Directive – Skipping all pictures, set down the lines of the listing from the first through the one with "hi_glu_w = [32, 36, 38, 27, 42, 45, 36, 30, 25]".

Data –
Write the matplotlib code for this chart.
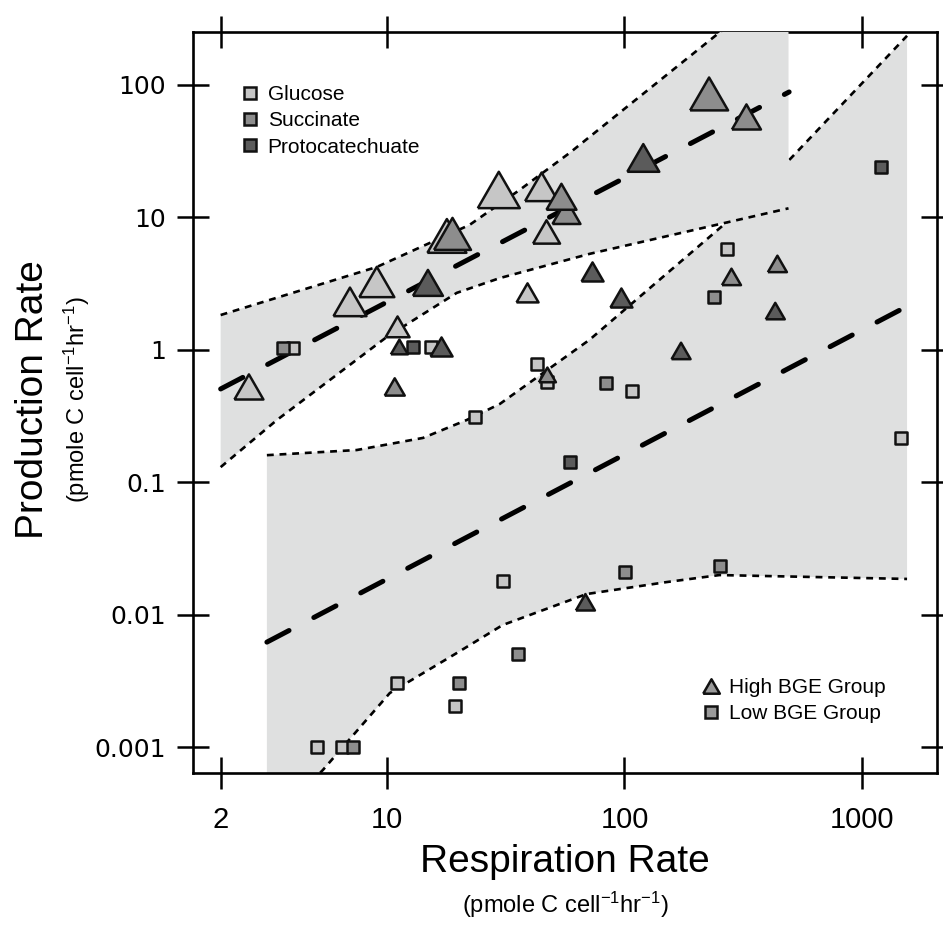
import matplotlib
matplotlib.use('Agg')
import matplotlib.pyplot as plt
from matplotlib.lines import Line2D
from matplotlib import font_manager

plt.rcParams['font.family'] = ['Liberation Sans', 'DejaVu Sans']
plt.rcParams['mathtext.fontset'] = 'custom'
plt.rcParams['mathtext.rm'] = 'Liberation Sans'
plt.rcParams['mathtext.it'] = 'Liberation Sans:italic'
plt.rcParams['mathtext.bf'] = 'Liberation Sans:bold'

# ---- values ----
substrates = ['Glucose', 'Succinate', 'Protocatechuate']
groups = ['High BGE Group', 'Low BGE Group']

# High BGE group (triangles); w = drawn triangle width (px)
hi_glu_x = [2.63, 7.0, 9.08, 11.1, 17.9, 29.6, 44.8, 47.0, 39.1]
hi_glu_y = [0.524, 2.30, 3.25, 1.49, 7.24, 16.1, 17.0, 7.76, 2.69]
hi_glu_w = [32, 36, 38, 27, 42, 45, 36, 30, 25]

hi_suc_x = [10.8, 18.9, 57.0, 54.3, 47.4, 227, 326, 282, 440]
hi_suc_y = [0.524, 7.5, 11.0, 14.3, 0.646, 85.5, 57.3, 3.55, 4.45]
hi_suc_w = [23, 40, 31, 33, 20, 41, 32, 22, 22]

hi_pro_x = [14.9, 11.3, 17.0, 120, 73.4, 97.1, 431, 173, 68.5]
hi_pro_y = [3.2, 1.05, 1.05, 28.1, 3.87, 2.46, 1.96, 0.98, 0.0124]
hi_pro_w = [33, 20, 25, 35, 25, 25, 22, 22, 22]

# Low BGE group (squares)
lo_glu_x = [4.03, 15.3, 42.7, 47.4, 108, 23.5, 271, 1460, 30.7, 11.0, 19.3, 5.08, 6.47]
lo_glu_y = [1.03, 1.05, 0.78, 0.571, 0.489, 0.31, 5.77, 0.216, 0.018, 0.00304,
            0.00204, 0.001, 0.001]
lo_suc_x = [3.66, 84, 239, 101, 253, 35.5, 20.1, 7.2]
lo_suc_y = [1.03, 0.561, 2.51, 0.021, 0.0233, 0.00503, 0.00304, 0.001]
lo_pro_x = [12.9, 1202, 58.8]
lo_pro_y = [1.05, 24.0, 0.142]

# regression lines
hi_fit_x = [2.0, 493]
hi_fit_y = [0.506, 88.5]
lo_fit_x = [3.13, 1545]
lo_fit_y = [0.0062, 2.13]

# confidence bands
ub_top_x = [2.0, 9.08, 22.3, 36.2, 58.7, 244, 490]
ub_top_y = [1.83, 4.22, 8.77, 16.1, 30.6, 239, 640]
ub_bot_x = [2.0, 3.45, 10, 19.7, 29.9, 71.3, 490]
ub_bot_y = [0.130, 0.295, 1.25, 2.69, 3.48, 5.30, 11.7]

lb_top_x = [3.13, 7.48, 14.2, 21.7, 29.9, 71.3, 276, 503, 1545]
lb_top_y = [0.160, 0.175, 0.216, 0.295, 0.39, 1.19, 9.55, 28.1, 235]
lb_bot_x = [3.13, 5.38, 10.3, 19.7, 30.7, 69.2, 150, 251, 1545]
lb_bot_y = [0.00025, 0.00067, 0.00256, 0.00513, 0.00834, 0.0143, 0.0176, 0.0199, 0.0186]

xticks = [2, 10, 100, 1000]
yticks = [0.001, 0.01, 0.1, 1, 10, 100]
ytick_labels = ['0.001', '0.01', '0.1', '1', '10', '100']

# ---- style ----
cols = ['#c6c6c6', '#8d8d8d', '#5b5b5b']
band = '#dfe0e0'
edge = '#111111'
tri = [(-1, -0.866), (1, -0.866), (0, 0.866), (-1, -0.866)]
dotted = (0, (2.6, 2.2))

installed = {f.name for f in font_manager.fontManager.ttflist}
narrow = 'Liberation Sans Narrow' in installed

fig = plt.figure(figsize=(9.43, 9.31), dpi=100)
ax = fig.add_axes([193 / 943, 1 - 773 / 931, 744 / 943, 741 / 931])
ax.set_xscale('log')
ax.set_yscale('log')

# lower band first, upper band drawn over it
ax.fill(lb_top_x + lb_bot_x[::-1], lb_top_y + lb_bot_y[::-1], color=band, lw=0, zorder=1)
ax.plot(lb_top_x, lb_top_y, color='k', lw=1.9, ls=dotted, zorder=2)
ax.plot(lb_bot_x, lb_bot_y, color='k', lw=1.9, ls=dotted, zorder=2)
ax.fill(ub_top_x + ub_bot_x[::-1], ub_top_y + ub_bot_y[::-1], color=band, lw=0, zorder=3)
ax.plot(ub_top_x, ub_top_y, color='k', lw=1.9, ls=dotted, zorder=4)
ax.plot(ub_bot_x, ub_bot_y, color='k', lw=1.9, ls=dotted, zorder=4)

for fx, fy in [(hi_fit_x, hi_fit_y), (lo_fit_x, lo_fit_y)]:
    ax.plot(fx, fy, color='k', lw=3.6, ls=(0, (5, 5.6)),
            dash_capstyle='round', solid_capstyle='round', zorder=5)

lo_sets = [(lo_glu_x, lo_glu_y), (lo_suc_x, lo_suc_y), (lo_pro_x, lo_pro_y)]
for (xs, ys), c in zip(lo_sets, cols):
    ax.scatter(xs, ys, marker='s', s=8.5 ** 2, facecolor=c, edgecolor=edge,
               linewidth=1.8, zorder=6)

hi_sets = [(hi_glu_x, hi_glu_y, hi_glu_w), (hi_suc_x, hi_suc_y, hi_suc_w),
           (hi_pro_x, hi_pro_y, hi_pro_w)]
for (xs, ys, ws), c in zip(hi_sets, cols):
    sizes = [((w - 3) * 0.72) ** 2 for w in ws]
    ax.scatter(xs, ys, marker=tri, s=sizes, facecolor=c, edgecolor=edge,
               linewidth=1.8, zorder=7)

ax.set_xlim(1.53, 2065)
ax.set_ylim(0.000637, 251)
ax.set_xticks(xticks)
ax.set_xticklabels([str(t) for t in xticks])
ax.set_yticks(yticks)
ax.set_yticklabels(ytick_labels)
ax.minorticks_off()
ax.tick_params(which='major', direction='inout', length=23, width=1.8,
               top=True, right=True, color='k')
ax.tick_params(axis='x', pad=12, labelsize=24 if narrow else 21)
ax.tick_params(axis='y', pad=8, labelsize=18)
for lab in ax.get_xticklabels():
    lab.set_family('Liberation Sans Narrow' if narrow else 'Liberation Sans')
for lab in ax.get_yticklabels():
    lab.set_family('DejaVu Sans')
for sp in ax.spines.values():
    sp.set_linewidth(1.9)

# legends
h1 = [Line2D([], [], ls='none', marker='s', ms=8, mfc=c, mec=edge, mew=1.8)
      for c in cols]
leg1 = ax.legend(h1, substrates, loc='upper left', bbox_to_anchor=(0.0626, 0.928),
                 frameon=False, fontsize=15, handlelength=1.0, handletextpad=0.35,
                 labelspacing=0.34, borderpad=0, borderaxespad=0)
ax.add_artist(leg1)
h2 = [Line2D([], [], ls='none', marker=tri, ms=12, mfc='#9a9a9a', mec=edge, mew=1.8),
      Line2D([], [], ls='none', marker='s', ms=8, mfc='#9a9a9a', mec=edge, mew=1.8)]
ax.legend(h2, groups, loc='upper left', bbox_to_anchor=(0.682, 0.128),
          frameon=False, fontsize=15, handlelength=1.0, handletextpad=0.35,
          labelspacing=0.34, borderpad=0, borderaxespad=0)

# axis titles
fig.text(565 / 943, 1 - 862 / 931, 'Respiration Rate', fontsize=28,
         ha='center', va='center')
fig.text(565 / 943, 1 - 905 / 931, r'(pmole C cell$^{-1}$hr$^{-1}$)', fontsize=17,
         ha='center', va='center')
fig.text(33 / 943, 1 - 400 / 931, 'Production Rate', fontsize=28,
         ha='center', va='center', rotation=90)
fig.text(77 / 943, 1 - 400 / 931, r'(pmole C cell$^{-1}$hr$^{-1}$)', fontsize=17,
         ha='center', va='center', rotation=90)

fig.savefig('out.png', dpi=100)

Problem solution –
Write the matplotlib code for this chart.
import matplotlib
matplotlib.use('Agg')
import matplotlib.pyplot as plt
from matplotlib.lines import Line2D
from matplotlib import font_manager

plt.rcParams['font.family'] = ['Liberation Sans', 'DejaVu Sans']
plt.rcParams['mathtext.fontset'] = 'custom'
plt.rcParams['mathtext.rm'] = 'Liberation Sans'
plt.rcParams['mathtext.it'] = 'Liberation Sans:italic'
plt.rcParams['mathtext.bf'] = 'Liberation Sans:bold'

# ---- values ----
substrates = ['Glucose', 'Succinate', 'Protocatechuate']
groups = ['High BGE Group', 'Low BGE Group']

# High BGE group (triangles); w = drawn triangle width (px)
hi_glu_x = [2.63, 7.0, 9.08, 11.1, 17.9, 29.6, 44.8, 47.0, 39.1]
hi_glu_y = [0.524, 2.30, 3.25, 1.49, 7.24, 16.1, 17.0, 7.76, 2.69]
hi_glu_w = [32, 36, 38, 27, 42, 45, 36, 30, 25]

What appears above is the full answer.